Most Tufts students spent the last days of their spring break sleeping, detoxifying or scrambling to do schoolwork they'd put off, but not senior Elizabeth Bauer. Instead, Bauer's break found her at the 2007 Idealist Campus Conference in Chicago, where she received the conference's annual "Practical Dreamer" Award.
This award is third in a string of honors that Bauer has recently received for her work with Jumpstart, a national program that employs Tufts students with work-study benefits at Medford and Somerville preschools. Each student in the program spends time one-on-one with a preschooler from a low-income family throughout the academic year, working to improve the student's literacy.
Bauer's work with Jumpstart has impassioned her throughout her four years at Tufts, inspiring her to demonstrate the "creativity, and innovation in imagining a better world" that the Practical Dreamer award seeks to honor, according to the Idealist Conference's Web site.
When she talks about her work with Jumpstart, Bauer is effervescent, bubbling with enthusiasm.
"I do this work," she said, "because it's an amazing way to change the world."
Bauer, an international relations and English double-major known to most people as Beth, began her work with Jumpstart freshman year as a member of the Jumpstart Corps, spending 15 to 25 hours a week working one-on-one with two different 3-year-olds.
She remembers these children fondly, and said that her time spent with them so excited her about the program that she decided to work as Volunteer Coordinator the summer after her sophomore year.
This position found her working with four different Jumpstart preschools in the Boston area, allowing her "a more global approach" to her work with children, she said.
It was in this job that Bauer discovered a serious issue: one of the preschools she was in charge of contained lead paint, a poisonous material that has been banned from modern construction.
"Every day when the children entered their preschool, they were being exposed to lead paint," Bauer said.
Bauer sprang into action.
"I contacted ridiculous numbers of businesses trying to get people to come help us," she said. Eventually, she found an expert who explained the health and legal ramifications of the paint to the church affiliated with the preschool, which had previously refused to fund a project to remove the paint.
"Eventually, we were able to secure the $60,000 needed to remove the paint," Bauer said. "Now, when the children walk into the preschool, their health isn't really being diminished."
During her time with Jumpstart, Bauer also worked to create a family resource guide detailing many free and low-priced activities for families in Boston, and organized a successful clothing drive with the local organization Cradles to Crowns.

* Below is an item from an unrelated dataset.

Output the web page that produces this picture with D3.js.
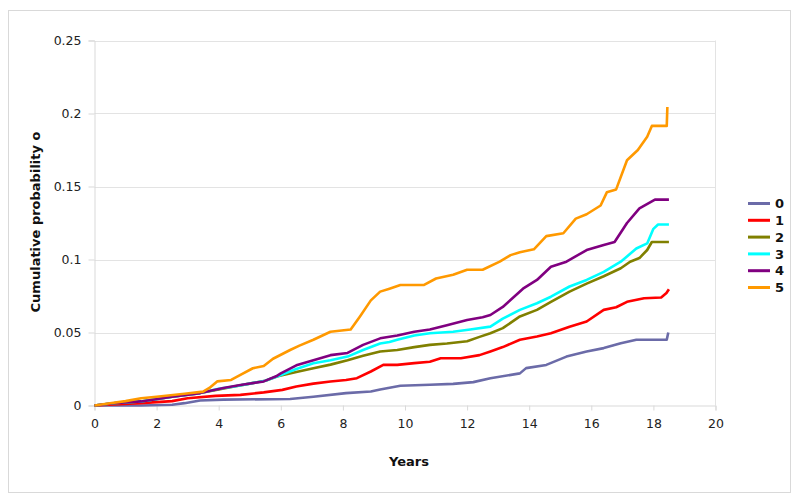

She has interned with Jumpstart's national office, reviewing ideas for curriculum development and currently works as a team leader, heading up a group of seven Jumpstart Corps members.
Bauer said her dedication to the Jumpstart program stems from her love of children and her passion for helping them.
"It's incredible," she said. "I don't know how to explain the feeling it is to walk in to the preschool and children start running up the ramp to you."
All of the children of Jumpstart come from low-income families, a fact that inspires Bauer to work even harder for them.
"If there's anything that I as an individual can do to pull them up, it's absolutely what I need to be getting up and doing everyday," she said.
In addition to the Practical Dreamer award, Bauer's dedication to Jumpstart has earned her recognition as one of 10 national finalists for the American Eagle Spirit of Service award, which honors Jumpstart members for serious commitment to the program.
She was also nominated to be one of 10 Jumpstart members to spend a week raising awareness about the organization's mission with members of Congress in Washington, D.C.
As Bauer wraps up her years at Tufts, she said she's as dedicated to her work as ever. She is currently working to help fix a local preschool that has been prone to floods, helping preschool staff members to temporarily relocate students as she figures out how to best fix the problem.
"I want to make sure that in the next couple of months I am the best resource I can be for the preschool," said Bauer.
Looking to the future, Bauer hopes to turn this passion into a long-term career, either with Jumpstart or perhaps by approaching children's issues at the level of state legislation. Her inspiration, however, will continue to be each individual child that she helps.
"It's the pictures of the children on the wall," she said. "It's having them write me stories."